[Mesa-dev] [PATCH 3/4] i965/state: Create separate dirty state bits for each pipeline

Tue Mar 10 17:09:14 PDT 2015

On Tue, Mar 10, 2015 at 4:32 PM, Jordan Justen
<jordan.l.justen at intel.com> wrote:
> On 2015-03-10 16:11:08, Kristian Høgsberg wrote:
>> On Tue, Mar 10, 2015 at 10:49 AM, Jordan Justen
>> <jordan.l.justen at intel.com> wrote:
>> > When uploading state for a pipeline, we will save changed state for
>> > the other pipelines.
>> >
>> > Signed-off-by: Jordan Justen <jordan.l.justen at intel.com>
>> > ---
>> >  src/mesa/drivers/dri/i965/brw_context.h      |  1 +
>> >  src/mesa/drivers/dri/i965/brw_state_upload.c | 41 ++++++++++++++++++++++------
>> >  2 files changed, 34 insertions(+), 8 deletions(-)
>> >
>> > diff --git a/src/mesa/drivers/dri/i965/brw_context.h b/src/mesa/drivers/dri/i965/brw_context.h
>> > index fd43b07..902de18 100644
>> > --- a/src/mesa/drivers/dri/i965/brw_context.h
>> > +++ b/src/mesa/drivers/dri/i965/brw_context.h
>> > @@ -1101,6 +1101,7 @@ struct brw_context
>> >     GLuint NewGLState;
>> >     struct {
>> >        struct brw_state_flags dirty;
>> > +      struct brw_state_flags pipelines[BRW_NUM_PIPELINES];
>> >     } state;
>> >
>> >     struct brw_cache cache;
>> > diff --git a/src/mesa/drivers/dri/i965/brw_state_upload.c b/src/mesa/drivers/dri/i965/brw_state_upload.c
>> > index dbfdc92..6966f06 100644
>> > --- a/src/mesa/drivers/dri/i965/brw_state_upload.c
>> > +++ b/src/mesa/drivers/dri/i965/brw_state_upload.c
>> > @@ -580,15 +580,16 @@ brw_upload_programs(struct brw_context *brw)
>> >     brw_upload_wm_prog(brw);
>> >  }
>> >
>> > -/***********************************************************************
>> > - * Emit all state:
>> > - */
>> > -void brw_upload_render_state(struct brw_context *brw)
>> > +static inline void
>> > +brw_upload_pipeline_state(struct brw_context *brw,
>> > +                          enum brw_pipeline pipeline)
>> >  {
>> >     struct gl_context *ctx = &brw->ctx;
>> >     struct brw_state_flags *state = &brw->state.dirty;
>> >     int i;
>> >     static int dirty_count = 0;
>> > +   struct brw_state_flags *pipeline_state =
>> > +      &brw->state.pipelines[pipeline];
>> >
>> >     state->mesa |= brw->NewGLState;
>> >     brw->NewGLState = 0;
>> > @@ -627,6 +628,12 @@ void brw_upload_render_state(struct brw_context *brw)
>> >        brw->state.dirty.brw |= BRW_NEW_NUM_SAMPLES;
>> >     }
>> >
>> > +   if ((pipeline_state->mesa | pipeline_state->brw) != 0) {
>> > +      state->mesa |= pipeline_state->mesa;
>> > +      state->brw |= pipeline_state->brw;
>> > +      memset(pipeline_state, 0, sizeof(struct brw_state_flags));
>> > +   }
>> > +
>> >     if ((state->mesa | state->brw) == 0)
>> >        return;
>> >
>> > @@ -636,6 +643,9 @@ void brw_upload_render_state(struct brw_context *brw)
>> >
>> >     brw_upload_programs(brw);
>> >
>> > +   const struct brw_tracked_state *atoms =
>> > +      brw_pipeline_first_atom(brw, pipeline);
>>
>> Instead of looping over num_atoms[] to determine the start of the
>> compute pipeline atoms, I think it'd be simpler to just have the
>> compute atoms be a separate array in struct brw_context.
>
> I showed Ken an earlier version that had this done differently.

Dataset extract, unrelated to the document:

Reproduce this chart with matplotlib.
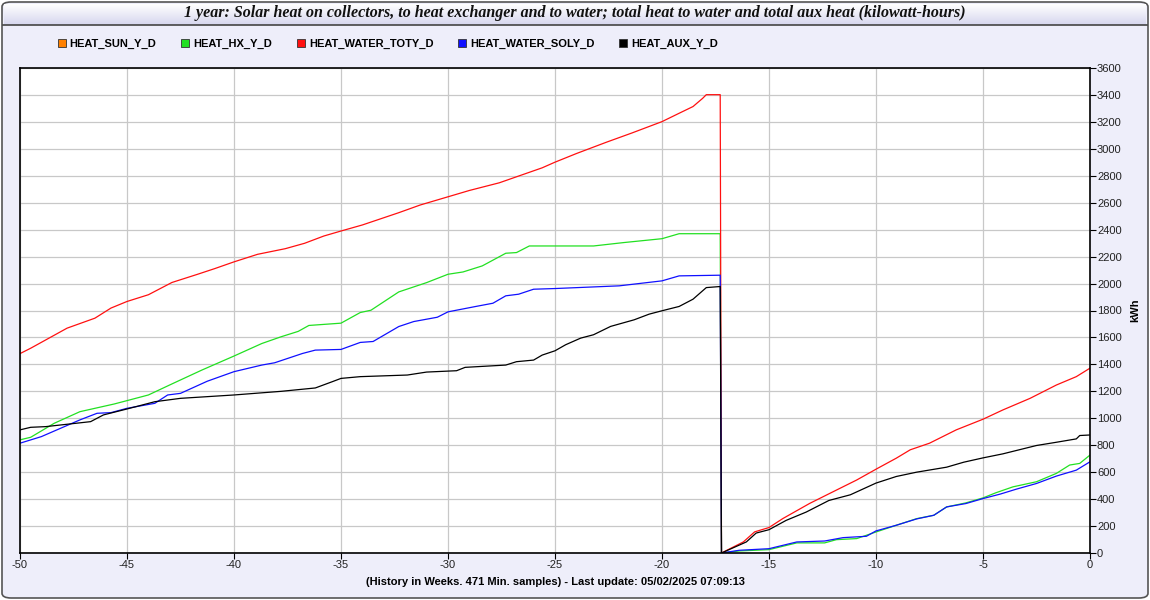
import matplotlib.pyplot as plt
import numpy as np
from matplotlib.lines import Line2D
from matplotlib.patches import FancyBboxPatch
from matplotlib.colors import LinearSegmentedColormap

plt.rcParams["axes.unicode_minus"] = False

# weeks (x) and kWh (y)
sun_w = []
sun_v = []

hx_w = [-50, -49.5, -48.4, -47.2, -45.6, -45, -44, -42.9, -41.5, -40, -38.7, -37.8, -37,
        -36.5, -35, -34.1, -33.6, -32.3, -31, -30, -29.3, -28.4, -27.3, -26.8, -26.2, -25,
        -23.2, -21.8, -20, -19.2, -17.28,
        -17.22, -16.4, -15, -13.7, -12.4, -11.85, -10.9, -10, -9.05, -8.1, -7.3, -6.7, -5.8,
        -5, -4.4, -3.6, -2.5, -1.57, -0.95, -0.48, 0]
hx_v = [840, 859, 963, 1049, 1106, 1131, 1173, 1255, 1358, 1462, 1555, 1605, 1645,
        1689, 1706, 1785, 1802, 1938, 2007, 2069, 2086, 2131, 2225, 2230, 2279, 2279,
        2279, 2304, 2333, 2370, 2370,
        0, 15, 25, 75, 75, 99, 107, 156, 206, 255, 280, 342, 372,
        409, 447, 491, 529, 591, 653, 665, 727]

tot_w = [-50, -49.5, -47.8, -46.5, -45.75, -45, -44, -42.9, -41.7, -40.9, -40, -38.9, -37.6,
         -36.7, -35.8, -35, -34, -32.3, -31.3, -30, -29, -27.6, -26.7, -25.6, -25, -24,
         -22.6, -21.4, -20, -19.2, -18.55, -18.1, -17.93, -17.28,
         -17.22, -16.2, -15.67, -15, -14.35, -13.1, -11.85, -10.9, -10, -9.05, -8.4, -7.5,
         -6.25, -5, -4.07, -2.8, -1.57, -0.64, 0]
tot_v = [1480, 1520, 1669, 1743, 1818, 1867, 1917, 2008, 2069, 2111, 2161, 2217, 2259,
         2299, 2353, 2390, 2435, 2526, 2583, 2644, 2691, 2748, 2798, 2859, 2901, 2965,
         3049, 3118, 3202, 3264, 3314, 3375, 3402, 3402,
         0, 82, 157, 189, 256, 368, 467, 542, 622, 704, 766, 815,
         914, 993, 1062, 1148, 1247, 1309, 1372]

sol_w = [-50, -49, -47.2, -46.4, -45.75, -45, -43.7, -43.1, -42.5, -41.25, -40, -38.7, -38.1,
         -36.8, -36.2, -35, -34.1, -33.5, -32.3, -31.6, -30.5, -30, -28.7, -27.9, -27.3,
         -26.7, -26, -25, -22, -20, -19.2, -17.28,
         -17.22, -16.4, -15, -13.7, -12.4, -11.54, -10.45, -10, -9.05, -8.1, -7.3, -6.7,
         -5.8, -5, -4.2, -3.44, -2.5, -1.57, -0.64, 0]
sol_v = [815, 864, 988, 1037, 1042, 1074, 1111, 1173, 1185, 1275, 1346, 1395, 1412,
         1481, 1506, 1511, 1563, 1570, 1681, 1718, 1750, 1790, 1830, 1854, 1909,
         1921, 1958, 1963, 1983, 2020, 2057, 2062,
         0, 20, 32, 82, 89, 114, 124, 164, 206, 253, 280, 342,
         367, 404, 437, 474, 516, 571, 615, 677]

aux_w = [-50, -49.5, -48.8, -46.7, -46.1, -45, -43.7, -42.5, -40, -37.8, -36.2, -35.4, -35,
         -34.1, -31.9, -31, -29.6, -29.2, -27.3, -26.8, -26, -25.6, -25, -24.5, -23.8,
         -23.2, -22.4, -21.3, -20.6, -20, -19.2, -18.55, -17.93, -17.28,
         -17.22, -16.06, -15.6, -15, -14.2, -13.26, -12.2, -11.2, -10, -9.05, -8.1, -6.7,
         -5.9, -5, -4.07, -2.5, -1.57, -0.64, -0.48, 0]
aux_v = [914, 933, 938, 975, 1025, 1069, 1123, 1148, 1173, 1200, 1225, 1272, 1296,
         1309, 1321, 1343, 1353, 1378, 1395, 1420, 1432, 1469, 1501, 1546, 1595,
         1620, 1682, 1731, 1773, 1798, 1830, 1884, 1970, 1978,
         0, 82, 148, 173, 242, 304, 390, 432, 519, 568, 600, 637,
         674, 706, 736, 798, 822, 847, 872, 876]

names = ["HEAT_SUN_Y_D", "HEAT_HX_Y_D", "HEAT_WATER_TOTY_D", "HEAT_WATER_SOLY_D", "HEAT_AUX_Y_D"]
colors = ["#ff8000", "#22e022", "#ff1010", "#1010ff", "#000000"]

title = "1 year: Solar heat on collectors, to heat exchanger and to water; total heat to water and total aux heat (kilowatt-hours)"
xlabel = "(History in Weeks. 471 Min. samples) - Last update: 05/02/2025 07:09:13"

BG = "#eeeefa"
W, H = 1150, 600

fig = plt.figure(figsize=(W / 100, H / 100), dpi=100)
fig.patch.set_facecolor("white")

# outer rounded frame, behind everything
frame = FancyBboxPatch((2 / W, 2 / H), 1 - 4 / W, 1 - 4 / H,
                       boxstyle="round,pad=0,rounding_size=0.008",
                       transform=fig.transFigure, facecolor=BG,
                       edgecolor="#555555", linewidth=1.2, zorder=-10)
fig.patches.append(frame)

# title bar with a soft gradient
tax = fig.add_axes([4 / W, 1 - 25 / H, 1 - 8 / W, 21 / H])
grad = np.linspace(0, 1, 50).reshape(-1, 1)
tax.imshow(grad, aspect="auto", extent=[0, 1, 0, 1],
           cmap=LinearSegmentedColormap.from_list("tb", ["#ffffff", "#d6d6ee"]))
tax.set_xticks([])
tax.set_yticks([])
for s in tax.spines.values():
    s.set_visible(False)
fig.add_artist(Line2D([3 / W, 1 - 3 / W], [1 - 25 / H, 1 - 25 / H],
                      transform=fig.transFigure, color="#444444", linewidth=1.2))
fig.text(0.5, 1 - 13 / H, title, ha="center", va="center",
         family="Liberation Serif", style="italic", weight="bold", fontsize=11.5,
         color="#111111")

ax = fig.add_axes([20 / W, 47 / H, 1070 / W, 485 / H])
ax.set_facecolor("white")

series = [(sun_w, sun_v), (hx_w, hx_v), (tot_w, tot_v), (sol_w, sol_v), (aux_w, aux_v)]
for (xs, ys), c in zip(series, colors):
    ax.plot(xs, ys, color=c, linewidth=0.9)

ax.set_xlim(-50, 0)
ax.set_ylim(0, 3600)
ax.set_xticks(np.arange(-50, 1, 5))
ax.set_yticks(np.arange(0, 3601, 200))
ax.grid(True, color="#c8c8c8", linewidth=0.9)
ax.set_axisbelow(True)
ax.yaxis.tick_right()
ax.yaxis.set_label_position("right")
ax.tick_params(axis="both", labelsize=8, length=4, width=0.8, colors="black",
               labelcolor="#222222", pad=1)
for lab in ax.get_xticklabels() + ax.get_yticklabels():
    lab.set_family("Liberation Sans")
ax.set_ylabel("kWh", fontsize=8, weight="bold", family="Liberation Sans", labelpad=6)
ax.set_xlabel(xlabel, fontsize=8, weight="bold", family="Liberation Sans", labelpad=5)
for s in ax.spines.values():
    s.set_color("black")
    s.set_linewidth(1.2)

handles = [Line2D([], [], linestyle="none", marker="s", markersize=6,
                  markerfacecolor=c, markeredgecolor="#333333", markeredgewidth=0.6)
           for c in colors]
fig.legend(handles, names, loc="center left", bbox_to_anchor=(53 / W, 1 - 44 / H),
           ncol=5, frameon=False, handlelength=0.8, handletextpad=0.3,
           columnspacing=2.2, borderaxespad=0,
           prop={"family": "Liberation Sans", "weight": "bold", "size": 8})

fig.savefig("out.png", dpi=100, facecolor=fig.get_facecolor())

In
> that case, I stored the start/end positions in an array. Ken's
> feedback was that it was a little overly complicated.
>
> Regarding cpu time, since this function, and brw_pipeline_first_atom
> are inline functions, I think the compiler can figure out that the
> atoms for the render pipeline start at brw->atoms[0] without accessing
> brw->num_atoms. For the compute version, I think it will only need to
> access brw->num_atoms[0], and it ought to do both of these without
> looping.
>
> I should confirm in the generated code. :)

I wasn't concerned about CPU time all that much here, since it's just
once per call.  It's more that it seems awkward to add it up every
time when it never changes.  Something like

  struct {
    int num_atoms;
    const struct brw_tracked_state *atoms;
  } pipelines[2];
  const struct brw_tracked_state render_atoms[57];
  const struct brw_tracked_state atoms[10];

and then initializing pipelines[0]->atoms = &brw->render_atoms[0] and
similar for pipelines[1] seems pretty straightforward.  But I'm fine
with whatever you choose.

>> >     if (unlikely(INTEL_DEBUG)) {
>> >        /* Debug version which enforces various sanity checks on the
>> >         * state flags which are generated and checked to help ensure
>> > @@ -645,8 +655,8 @@ void brw_upload_render_state(struct brw_context *brw)
>> >        memset(&examined, 0, sizeof(examined));
>> >        prev = *state;
>> >
>> > -      for (i = 0; i < brw->num_atoms[BRW_RENDER_PIPELINE]; i++) {
>> > -        const struct brw_tracked_state *atom = &brw->atoms[i];
>> > +      for (i = 0; i < brw->num_atoms[pipeline]; i++) {
>>
>> This makes the loop condition a more complex expression.  I don't
>> think gcc computes and caches brw->num_atoms[pipeline] outside the
>> loop so this adds a bit of code to this very hot loop.  I'd try
>> something like
>
> Since this function becomes an inline function, I think this change
> should still be a single read from the brw->num_atoms[] array. (So,
> the same as when supporting a single pipeline with brw->num_atoms
> being an int.)

I'm wouldn't expect  a big function like  brw_upload_render_state() to
get inlined, unless you use something like the force inline attribute
or whatever that thing is. Anyway, looking at the generated code is
the way to go.

Either way, series

Reviewed-by: Kristian Høgsberg <krh at bitplanet.net>

Kristian